-------- DATA EXCERPT

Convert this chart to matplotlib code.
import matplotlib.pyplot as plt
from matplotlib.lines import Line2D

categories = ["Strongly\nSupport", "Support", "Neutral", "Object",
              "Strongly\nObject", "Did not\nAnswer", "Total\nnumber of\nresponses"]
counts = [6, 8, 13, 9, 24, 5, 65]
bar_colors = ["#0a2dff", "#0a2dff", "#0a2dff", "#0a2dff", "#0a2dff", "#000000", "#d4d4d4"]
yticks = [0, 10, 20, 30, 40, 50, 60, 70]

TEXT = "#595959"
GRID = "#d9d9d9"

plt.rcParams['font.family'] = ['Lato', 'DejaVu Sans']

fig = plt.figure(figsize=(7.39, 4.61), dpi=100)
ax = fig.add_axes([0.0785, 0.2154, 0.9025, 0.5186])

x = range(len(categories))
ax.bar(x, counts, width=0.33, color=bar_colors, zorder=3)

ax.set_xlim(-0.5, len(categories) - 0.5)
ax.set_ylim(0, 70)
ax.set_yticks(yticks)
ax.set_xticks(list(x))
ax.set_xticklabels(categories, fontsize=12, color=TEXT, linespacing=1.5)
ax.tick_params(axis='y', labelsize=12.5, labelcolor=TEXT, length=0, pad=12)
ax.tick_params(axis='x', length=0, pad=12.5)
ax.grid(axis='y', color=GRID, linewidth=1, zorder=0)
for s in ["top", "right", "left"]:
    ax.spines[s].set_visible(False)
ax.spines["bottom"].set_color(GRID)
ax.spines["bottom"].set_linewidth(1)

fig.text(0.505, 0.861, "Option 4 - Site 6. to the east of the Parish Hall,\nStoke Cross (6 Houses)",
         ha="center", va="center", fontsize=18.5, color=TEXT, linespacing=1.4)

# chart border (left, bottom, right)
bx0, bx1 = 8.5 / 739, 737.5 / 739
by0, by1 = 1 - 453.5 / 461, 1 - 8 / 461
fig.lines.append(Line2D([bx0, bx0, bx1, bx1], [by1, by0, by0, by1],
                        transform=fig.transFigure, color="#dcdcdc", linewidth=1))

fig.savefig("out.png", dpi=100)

----------------

> [TO BE DONE]
Return nothing but the lines from the start of the listing above through the line containing "from matplotlib.lines import Line2D", exactly as given.

> [EXERCISE SOLUTION]
Convert this chart to matplotlib code.
import matplotlib.pyplot as plt
from matplotlib.lines import Line2D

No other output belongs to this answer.